Entries with chart source code
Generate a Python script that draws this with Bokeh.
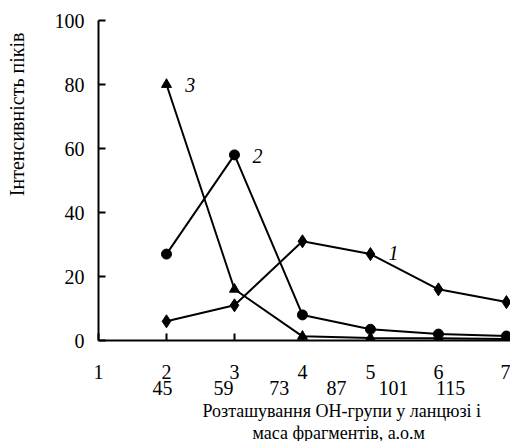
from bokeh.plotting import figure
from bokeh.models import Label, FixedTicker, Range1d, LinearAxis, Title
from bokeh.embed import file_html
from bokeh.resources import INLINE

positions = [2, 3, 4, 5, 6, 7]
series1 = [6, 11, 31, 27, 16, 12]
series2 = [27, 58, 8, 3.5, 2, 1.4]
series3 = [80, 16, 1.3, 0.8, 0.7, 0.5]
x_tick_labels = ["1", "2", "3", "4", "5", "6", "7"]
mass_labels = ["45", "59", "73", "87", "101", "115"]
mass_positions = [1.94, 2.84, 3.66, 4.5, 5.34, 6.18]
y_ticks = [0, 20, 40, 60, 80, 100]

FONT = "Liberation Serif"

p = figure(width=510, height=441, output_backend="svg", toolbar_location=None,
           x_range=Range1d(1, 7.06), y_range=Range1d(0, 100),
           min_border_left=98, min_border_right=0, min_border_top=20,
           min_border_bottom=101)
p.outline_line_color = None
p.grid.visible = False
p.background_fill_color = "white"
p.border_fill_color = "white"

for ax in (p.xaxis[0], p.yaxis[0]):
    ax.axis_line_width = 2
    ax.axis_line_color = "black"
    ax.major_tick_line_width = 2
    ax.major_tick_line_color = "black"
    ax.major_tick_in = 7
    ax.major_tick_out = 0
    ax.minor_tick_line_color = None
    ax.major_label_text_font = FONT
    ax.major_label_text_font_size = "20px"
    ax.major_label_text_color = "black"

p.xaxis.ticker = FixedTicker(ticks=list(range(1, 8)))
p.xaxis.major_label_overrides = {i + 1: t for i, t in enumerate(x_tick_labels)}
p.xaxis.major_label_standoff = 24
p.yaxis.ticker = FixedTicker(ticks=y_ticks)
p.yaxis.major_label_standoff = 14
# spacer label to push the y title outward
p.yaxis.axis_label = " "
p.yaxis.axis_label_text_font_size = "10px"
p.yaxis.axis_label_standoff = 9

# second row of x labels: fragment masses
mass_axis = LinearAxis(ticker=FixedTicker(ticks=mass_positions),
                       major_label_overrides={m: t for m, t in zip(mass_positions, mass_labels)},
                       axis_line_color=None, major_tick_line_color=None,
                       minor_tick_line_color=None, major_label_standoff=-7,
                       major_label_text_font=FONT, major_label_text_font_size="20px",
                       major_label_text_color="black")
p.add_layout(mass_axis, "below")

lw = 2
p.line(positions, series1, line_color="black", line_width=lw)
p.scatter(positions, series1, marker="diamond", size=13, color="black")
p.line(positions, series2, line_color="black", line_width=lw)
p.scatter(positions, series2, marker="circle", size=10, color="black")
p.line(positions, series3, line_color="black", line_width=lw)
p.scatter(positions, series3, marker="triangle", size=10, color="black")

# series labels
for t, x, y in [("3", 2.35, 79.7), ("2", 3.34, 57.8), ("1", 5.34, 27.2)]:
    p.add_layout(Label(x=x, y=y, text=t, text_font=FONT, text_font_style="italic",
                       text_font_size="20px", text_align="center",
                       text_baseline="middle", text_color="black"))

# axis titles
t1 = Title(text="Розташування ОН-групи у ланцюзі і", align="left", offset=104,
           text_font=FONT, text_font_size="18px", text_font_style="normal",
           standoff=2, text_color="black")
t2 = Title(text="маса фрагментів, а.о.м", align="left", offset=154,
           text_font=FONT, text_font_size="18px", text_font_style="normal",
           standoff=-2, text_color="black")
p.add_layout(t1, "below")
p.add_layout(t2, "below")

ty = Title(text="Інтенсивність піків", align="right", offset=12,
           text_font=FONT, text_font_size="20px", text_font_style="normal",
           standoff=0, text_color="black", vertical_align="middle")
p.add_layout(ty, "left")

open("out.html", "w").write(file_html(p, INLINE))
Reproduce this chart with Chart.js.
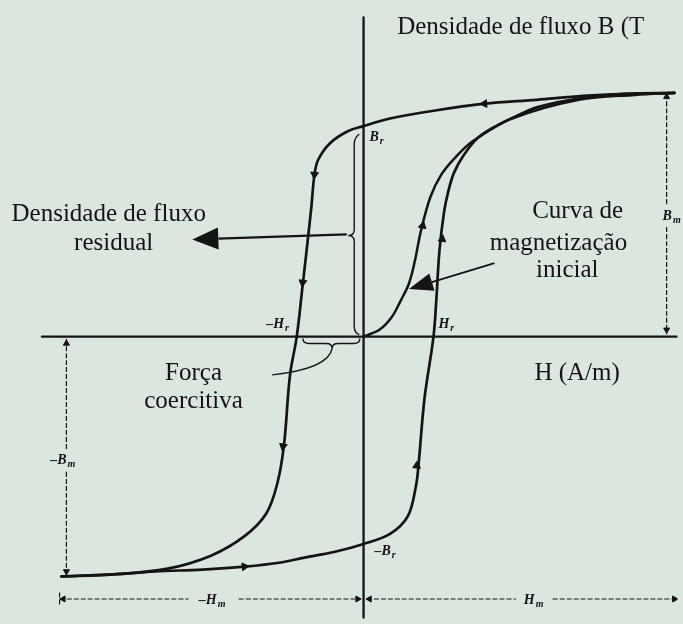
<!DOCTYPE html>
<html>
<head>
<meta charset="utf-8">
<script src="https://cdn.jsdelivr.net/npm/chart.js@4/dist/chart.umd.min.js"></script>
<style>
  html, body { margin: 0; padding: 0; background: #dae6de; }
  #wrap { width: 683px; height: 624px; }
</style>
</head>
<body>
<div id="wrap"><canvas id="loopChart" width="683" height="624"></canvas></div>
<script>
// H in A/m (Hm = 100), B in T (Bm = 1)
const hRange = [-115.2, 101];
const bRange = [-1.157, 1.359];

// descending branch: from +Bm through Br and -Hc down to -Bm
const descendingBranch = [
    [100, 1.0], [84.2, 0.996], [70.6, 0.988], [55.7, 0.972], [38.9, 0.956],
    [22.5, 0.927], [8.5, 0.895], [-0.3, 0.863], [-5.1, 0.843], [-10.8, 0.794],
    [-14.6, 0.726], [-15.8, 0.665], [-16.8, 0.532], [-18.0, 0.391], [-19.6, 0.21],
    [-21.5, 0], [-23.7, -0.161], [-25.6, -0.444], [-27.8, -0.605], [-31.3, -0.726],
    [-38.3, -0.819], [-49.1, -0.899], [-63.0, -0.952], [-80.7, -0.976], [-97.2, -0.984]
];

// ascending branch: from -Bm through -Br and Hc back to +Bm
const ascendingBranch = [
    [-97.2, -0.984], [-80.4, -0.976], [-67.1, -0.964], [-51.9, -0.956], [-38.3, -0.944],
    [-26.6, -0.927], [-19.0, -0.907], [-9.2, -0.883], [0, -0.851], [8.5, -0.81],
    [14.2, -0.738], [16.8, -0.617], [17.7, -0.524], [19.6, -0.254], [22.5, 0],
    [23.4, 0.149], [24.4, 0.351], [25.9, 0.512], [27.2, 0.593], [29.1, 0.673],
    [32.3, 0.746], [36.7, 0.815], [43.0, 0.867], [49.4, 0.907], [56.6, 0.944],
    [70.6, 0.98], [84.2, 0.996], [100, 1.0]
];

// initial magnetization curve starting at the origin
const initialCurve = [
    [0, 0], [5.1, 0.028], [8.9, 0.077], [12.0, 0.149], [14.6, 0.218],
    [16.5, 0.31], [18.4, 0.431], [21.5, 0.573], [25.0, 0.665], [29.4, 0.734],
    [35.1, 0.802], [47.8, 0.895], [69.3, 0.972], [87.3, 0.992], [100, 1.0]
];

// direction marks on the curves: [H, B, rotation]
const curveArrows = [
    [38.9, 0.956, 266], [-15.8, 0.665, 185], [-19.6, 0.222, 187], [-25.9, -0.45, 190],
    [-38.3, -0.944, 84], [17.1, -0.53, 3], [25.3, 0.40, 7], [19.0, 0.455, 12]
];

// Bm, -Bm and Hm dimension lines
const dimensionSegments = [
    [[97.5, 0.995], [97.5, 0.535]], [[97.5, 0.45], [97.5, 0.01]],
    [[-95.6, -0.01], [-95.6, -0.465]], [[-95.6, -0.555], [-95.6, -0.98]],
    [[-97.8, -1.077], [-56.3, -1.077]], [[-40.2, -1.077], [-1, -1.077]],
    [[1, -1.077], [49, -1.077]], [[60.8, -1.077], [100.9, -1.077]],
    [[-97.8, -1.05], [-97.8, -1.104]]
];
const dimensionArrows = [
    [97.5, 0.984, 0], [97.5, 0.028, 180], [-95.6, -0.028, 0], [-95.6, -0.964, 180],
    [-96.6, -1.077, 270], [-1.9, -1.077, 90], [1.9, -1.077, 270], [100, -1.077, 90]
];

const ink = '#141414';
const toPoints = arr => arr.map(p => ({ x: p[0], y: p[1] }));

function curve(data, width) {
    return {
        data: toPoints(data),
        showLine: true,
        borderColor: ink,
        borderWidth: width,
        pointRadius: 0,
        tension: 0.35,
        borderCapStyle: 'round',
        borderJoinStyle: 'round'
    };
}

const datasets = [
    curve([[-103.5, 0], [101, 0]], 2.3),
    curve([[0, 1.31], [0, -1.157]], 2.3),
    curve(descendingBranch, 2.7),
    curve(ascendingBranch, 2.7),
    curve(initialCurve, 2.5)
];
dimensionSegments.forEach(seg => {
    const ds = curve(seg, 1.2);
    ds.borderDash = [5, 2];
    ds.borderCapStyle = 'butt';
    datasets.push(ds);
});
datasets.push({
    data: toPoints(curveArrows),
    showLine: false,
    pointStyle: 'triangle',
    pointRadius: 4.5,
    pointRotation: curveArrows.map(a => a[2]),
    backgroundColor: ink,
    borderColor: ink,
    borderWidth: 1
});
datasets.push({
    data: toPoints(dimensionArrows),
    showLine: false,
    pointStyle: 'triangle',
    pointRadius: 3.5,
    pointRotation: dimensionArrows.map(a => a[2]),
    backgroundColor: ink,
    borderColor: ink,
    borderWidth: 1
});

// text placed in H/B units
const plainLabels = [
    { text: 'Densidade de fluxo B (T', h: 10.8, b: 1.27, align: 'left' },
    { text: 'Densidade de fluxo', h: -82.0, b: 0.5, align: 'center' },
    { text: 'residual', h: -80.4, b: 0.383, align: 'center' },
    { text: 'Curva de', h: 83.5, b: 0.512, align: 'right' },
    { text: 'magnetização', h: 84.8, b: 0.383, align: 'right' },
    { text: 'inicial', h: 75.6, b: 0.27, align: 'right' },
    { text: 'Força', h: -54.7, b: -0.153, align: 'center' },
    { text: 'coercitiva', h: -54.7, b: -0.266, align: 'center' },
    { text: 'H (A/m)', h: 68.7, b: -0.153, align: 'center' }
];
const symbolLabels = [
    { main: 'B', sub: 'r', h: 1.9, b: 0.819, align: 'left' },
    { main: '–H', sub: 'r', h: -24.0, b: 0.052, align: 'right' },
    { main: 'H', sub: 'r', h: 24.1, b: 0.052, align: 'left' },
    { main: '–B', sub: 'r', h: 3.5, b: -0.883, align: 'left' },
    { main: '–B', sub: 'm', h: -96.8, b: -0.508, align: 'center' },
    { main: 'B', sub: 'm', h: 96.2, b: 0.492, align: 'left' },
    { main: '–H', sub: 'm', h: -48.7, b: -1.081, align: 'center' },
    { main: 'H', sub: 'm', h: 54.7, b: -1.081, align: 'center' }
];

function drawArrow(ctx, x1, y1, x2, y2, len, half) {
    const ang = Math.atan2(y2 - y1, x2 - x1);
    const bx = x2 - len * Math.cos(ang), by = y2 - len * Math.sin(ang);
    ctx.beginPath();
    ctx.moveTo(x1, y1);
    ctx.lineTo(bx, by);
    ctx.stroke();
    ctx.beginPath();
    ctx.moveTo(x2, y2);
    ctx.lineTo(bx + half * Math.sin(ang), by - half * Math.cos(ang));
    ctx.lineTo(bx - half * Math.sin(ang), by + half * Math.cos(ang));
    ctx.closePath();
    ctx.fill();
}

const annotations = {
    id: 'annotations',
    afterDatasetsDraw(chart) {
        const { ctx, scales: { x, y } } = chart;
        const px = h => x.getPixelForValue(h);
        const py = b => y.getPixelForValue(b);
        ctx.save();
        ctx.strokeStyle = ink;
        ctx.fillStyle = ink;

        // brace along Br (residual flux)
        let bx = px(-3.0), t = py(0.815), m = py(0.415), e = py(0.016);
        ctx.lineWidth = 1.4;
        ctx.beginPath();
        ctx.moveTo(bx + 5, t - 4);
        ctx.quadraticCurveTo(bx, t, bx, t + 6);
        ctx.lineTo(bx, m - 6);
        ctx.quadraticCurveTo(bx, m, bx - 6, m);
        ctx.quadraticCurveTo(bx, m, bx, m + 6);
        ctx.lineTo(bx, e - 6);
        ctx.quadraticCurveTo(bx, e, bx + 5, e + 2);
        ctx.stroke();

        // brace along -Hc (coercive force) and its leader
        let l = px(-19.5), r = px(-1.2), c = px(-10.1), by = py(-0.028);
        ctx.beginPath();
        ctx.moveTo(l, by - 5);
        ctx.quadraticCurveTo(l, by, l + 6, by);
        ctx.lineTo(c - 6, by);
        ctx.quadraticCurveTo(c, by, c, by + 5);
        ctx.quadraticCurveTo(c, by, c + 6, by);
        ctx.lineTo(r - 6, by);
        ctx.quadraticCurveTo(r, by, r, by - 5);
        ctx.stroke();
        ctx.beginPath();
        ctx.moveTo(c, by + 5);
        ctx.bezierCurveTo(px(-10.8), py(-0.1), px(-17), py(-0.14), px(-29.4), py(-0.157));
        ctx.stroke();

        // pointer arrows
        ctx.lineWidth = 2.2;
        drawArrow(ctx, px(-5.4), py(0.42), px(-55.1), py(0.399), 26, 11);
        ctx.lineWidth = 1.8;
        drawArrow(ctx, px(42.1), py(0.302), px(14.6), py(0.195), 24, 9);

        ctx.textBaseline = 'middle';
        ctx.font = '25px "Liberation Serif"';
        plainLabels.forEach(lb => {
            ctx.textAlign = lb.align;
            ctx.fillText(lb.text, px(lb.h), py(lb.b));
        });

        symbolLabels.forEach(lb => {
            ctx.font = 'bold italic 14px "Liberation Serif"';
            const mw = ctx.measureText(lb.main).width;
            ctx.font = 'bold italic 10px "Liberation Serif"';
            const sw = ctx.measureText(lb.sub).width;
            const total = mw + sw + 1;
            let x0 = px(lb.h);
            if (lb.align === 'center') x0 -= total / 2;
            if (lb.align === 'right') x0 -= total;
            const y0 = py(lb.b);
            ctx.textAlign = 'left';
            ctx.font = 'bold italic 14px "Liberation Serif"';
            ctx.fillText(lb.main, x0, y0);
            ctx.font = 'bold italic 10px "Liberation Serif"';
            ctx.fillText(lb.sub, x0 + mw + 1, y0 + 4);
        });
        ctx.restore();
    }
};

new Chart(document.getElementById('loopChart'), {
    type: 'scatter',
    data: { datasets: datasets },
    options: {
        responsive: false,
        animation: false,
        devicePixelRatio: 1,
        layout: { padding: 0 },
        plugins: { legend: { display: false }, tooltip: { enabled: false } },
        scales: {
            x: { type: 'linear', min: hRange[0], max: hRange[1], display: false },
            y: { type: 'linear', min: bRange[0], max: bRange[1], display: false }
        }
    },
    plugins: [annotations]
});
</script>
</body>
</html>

* Work instructions
Skip all pictures. Retype exactly the span whose first line is the one with "Reproduce this chart with Chart.js." and whose last line is the one with "const bRange = [-1.157, 1.359];".

* Solution for this exercise
Reproduce this chart with Chart.js.
<!DOCTYPE html>
<html>
<head>
<meta charset="utf-8">
<script src="https://cdn.jsdelivr.net/npm/chart.js@4/dist/chart.umd.min.js"></script>
<style>
  html, body { margin: 0; padding: 0; background: #dae6de; }
  #wrap { width: 683px; height: 624px; }
</style>
</head>
<body>
<div id="wrap"><canvas id="loopChart" width="683" height="624"></canvas></div>
<script>
// H in A/m (Hm = 100), B in T (Bm = 1)
const hRange = [-115.2, 101];
const bRange = [-1.157, 1.359];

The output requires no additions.